| Listed records |

======

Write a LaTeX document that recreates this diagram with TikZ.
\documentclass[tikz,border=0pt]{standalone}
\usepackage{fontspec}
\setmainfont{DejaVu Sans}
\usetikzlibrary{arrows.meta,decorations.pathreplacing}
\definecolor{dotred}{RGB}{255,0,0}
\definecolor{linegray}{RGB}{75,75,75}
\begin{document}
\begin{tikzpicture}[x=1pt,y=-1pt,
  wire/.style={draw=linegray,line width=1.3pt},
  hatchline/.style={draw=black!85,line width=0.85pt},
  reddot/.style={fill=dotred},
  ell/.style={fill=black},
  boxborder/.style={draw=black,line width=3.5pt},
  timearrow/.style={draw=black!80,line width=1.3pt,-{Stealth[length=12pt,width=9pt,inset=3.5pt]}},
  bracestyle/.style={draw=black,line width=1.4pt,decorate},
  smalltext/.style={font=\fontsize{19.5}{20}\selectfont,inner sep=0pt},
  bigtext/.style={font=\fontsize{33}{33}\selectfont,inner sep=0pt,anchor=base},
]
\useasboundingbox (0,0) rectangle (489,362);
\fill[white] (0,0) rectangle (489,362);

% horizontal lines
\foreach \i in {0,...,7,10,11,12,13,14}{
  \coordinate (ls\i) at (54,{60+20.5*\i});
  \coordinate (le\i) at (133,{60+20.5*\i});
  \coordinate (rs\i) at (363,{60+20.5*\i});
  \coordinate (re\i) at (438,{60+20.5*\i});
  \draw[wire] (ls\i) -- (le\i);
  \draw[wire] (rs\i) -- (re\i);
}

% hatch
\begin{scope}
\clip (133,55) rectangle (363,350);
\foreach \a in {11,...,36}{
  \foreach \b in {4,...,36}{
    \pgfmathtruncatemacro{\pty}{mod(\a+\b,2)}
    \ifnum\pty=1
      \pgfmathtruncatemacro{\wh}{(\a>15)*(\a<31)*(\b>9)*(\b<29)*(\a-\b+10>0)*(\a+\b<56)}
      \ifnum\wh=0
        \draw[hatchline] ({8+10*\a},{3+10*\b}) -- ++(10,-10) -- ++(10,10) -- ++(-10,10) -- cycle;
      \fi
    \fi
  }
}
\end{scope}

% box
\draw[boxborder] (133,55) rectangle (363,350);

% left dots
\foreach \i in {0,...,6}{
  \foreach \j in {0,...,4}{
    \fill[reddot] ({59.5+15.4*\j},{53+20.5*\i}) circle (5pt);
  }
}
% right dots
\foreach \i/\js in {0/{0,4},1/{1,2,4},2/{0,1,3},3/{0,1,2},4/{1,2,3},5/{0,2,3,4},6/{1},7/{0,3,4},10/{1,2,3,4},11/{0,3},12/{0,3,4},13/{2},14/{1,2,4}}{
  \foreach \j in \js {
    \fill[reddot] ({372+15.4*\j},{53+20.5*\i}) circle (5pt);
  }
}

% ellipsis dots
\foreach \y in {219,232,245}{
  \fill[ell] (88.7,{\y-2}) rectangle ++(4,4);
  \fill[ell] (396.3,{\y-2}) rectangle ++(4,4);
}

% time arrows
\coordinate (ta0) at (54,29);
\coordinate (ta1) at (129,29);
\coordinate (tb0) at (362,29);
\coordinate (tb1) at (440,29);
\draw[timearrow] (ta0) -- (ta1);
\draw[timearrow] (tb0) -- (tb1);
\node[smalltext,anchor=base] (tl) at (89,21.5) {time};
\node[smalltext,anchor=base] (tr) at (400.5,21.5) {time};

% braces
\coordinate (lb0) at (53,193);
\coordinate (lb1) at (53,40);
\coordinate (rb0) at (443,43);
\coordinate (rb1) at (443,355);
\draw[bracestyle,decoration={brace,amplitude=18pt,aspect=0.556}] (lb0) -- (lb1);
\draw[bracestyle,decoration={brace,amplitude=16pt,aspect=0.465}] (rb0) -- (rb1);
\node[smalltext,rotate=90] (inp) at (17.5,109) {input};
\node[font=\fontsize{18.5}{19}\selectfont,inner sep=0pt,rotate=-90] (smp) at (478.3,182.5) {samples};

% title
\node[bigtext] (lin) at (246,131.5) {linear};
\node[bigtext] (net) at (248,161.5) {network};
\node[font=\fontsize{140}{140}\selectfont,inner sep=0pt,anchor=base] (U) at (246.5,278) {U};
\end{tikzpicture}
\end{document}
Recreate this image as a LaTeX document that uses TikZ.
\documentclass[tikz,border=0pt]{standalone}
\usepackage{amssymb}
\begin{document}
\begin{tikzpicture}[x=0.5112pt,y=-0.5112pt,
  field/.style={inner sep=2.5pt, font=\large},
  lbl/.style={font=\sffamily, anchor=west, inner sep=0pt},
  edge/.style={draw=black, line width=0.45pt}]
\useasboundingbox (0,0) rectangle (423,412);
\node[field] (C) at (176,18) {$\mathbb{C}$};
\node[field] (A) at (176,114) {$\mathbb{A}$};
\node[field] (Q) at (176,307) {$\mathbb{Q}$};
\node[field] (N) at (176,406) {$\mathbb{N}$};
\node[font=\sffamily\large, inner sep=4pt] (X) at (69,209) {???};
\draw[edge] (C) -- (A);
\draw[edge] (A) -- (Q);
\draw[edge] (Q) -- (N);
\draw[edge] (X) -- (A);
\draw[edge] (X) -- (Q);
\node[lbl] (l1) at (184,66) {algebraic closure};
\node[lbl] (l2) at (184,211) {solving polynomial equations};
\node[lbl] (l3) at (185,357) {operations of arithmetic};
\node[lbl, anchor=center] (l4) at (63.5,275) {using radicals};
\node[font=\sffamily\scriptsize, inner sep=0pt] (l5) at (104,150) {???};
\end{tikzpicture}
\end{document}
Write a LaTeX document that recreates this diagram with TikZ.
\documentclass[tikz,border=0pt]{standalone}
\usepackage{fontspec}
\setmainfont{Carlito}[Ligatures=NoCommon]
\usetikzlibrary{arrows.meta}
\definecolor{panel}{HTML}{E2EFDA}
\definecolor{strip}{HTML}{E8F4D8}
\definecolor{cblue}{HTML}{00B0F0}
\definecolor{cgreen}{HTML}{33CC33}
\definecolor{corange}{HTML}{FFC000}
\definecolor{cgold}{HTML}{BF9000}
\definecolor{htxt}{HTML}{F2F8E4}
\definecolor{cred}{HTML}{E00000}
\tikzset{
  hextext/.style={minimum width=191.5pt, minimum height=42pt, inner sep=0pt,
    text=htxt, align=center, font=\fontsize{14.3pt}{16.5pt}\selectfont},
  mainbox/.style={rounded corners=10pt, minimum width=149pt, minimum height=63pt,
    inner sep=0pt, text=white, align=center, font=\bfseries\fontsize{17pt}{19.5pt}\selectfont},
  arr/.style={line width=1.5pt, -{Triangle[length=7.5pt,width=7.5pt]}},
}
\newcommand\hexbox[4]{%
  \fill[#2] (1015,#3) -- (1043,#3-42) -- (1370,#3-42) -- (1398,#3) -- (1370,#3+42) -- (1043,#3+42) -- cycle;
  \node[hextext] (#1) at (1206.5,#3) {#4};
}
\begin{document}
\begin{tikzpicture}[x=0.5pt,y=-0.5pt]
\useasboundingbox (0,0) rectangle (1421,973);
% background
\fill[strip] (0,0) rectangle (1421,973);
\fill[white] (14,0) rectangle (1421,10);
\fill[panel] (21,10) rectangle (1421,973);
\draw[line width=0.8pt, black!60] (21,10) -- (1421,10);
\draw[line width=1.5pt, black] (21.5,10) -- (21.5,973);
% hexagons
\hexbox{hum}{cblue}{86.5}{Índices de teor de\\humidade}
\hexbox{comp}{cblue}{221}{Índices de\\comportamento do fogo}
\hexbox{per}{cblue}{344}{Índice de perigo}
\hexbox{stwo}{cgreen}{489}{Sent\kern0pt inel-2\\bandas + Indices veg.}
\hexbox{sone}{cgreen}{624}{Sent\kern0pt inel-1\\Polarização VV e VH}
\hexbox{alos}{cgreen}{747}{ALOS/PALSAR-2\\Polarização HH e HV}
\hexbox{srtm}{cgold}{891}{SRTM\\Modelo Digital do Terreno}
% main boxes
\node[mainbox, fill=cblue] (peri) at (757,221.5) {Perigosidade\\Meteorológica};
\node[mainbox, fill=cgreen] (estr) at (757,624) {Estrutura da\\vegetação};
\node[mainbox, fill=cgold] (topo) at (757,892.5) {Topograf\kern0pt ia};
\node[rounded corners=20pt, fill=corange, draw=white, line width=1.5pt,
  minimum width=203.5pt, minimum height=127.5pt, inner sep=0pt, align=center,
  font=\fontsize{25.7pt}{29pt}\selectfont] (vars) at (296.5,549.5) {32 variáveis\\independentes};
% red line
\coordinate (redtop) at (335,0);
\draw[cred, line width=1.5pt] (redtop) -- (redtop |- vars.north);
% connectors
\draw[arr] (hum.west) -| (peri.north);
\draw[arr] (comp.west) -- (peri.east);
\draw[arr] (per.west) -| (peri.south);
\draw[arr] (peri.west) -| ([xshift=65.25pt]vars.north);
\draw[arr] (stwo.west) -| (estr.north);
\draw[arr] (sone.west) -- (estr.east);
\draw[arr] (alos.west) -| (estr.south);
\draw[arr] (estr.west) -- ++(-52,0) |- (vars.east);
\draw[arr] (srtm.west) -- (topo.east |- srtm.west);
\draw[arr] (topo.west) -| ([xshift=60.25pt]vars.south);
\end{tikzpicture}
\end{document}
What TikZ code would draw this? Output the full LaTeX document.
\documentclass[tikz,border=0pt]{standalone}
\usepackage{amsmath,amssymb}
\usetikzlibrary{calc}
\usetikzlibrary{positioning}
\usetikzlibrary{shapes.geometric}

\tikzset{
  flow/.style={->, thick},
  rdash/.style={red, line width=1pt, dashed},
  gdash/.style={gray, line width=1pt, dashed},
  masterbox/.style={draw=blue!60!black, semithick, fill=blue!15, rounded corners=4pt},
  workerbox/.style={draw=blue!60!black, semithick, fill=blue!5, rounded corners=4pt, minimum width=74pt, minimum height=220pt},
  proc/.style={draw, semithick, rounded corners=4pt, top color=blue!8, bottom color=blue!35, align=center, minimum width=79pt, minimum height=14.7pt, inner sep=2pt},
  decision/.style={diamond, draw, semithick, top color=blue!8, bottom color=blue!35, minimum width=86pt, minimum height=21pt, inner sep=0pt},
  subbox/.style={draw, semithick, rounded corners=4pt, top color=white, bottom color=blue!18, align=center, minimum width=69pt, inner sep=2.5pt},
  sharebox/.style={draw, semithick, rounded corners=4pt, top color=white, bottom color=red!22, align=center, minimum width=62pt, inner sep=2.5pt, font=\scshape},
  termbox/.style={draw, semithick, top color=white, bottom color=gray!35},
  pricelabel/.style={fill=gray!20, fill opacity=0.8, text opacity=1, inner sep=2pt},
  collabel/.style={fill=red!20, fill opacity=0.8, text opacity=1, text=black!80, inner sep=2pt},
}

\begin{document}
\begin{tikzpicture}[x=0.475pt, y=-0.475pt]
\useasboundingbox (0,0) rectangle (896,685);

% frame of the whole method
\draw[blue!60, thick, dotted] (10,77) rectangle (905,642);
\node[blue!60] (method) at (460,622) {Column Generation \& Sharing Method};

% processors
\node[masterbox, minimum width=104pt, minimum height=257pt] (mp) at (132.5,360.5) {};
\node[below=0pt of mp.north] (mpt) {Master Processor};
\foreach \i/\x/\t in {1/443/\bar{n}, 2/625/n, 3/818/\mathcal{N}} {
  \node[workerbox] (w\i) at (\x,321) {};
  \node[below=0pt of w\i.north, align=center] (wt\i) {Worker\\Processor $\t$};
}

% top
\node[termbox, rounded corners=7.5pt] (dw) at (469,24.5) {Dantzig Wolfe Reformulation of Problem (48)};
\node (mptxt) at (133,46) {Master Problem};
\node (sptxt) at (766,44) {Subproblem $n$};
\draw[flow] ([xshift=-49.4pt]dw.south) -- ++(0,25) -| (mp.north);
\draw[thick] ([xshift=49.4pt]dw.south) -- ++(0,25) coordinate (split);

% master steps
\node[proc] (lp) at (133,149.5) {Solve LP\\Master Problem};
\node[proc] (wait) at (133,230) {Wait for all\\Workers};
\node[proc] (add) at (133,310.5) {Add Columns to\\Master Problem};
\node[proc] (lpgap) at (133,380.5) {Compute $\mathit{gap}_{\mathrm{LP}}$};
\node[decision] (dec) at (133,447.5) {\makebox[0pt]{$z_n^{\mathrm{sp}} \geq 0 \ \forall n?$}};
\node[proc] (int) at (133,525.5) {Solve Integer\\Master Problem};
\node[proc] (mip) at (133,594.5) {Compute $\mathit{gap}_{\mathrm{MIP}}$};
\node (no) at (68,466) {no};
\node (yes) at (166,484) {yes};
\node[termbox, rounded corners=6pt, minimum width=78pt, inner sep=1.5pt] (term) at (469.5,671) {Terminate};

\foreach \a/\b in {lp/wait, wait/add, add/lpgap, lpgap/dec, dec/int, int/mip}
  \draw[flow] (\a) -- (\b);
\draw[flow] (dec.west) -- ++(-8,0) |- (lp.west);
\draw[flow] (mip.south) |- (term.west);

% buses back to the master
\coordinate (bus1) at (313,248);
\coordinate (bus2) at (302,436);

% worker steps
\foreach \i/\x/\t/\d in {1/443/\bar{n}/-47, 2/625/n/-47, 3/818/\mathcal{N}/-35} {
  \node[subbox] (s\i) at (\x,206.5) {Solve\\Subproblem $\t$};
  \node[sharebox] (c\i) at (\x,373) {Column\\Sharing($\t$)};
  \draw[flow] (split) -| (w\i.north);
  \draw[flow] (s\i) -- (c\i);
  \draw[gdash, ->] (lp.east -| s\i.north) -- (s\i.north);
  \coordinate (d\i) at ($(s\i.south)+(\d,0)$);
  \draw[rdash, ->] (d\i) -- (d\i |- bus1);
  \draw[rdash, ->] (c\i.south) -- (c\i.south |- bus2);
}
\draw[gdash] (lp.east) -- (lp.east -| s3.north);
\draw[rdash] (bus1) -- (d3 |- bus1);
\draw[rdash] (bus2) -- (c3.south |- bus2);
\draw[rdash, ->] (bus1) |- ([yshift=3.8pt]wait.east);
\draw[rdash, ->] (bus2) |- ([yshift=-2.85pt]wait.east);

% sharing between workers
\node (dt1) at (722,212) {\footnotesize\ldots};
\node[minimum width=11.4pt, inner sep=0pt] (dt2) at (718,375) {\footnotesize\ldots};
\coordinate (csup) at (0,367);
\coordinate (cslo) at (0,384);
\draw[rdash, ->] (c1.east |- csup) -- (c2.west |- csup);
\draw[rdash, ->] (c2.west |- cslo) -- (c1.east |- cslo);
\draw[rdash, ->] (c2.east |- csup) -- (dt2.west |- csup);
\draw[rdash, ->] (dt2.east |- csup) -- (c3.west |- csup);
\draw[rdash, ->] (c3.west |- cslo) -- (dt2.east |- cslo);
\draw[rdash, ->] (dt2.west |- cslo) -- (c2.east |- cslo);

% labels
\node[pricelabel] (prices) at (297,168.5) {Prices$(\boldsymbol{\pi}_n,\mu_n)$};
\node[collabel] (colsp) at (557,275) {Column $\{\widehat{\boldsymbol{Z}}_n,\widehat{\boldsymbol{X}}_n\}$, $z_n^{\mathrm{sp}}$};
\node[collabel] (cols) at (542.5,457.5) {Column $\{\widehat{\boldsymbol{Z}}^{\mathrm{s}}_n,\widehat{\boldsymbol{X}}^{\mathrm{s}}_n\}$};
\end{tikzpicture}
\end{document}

======

| What you are asked to do |
Looking at the material above, count the lines that hold "LaTeX" and give the total alone.

| The response |
4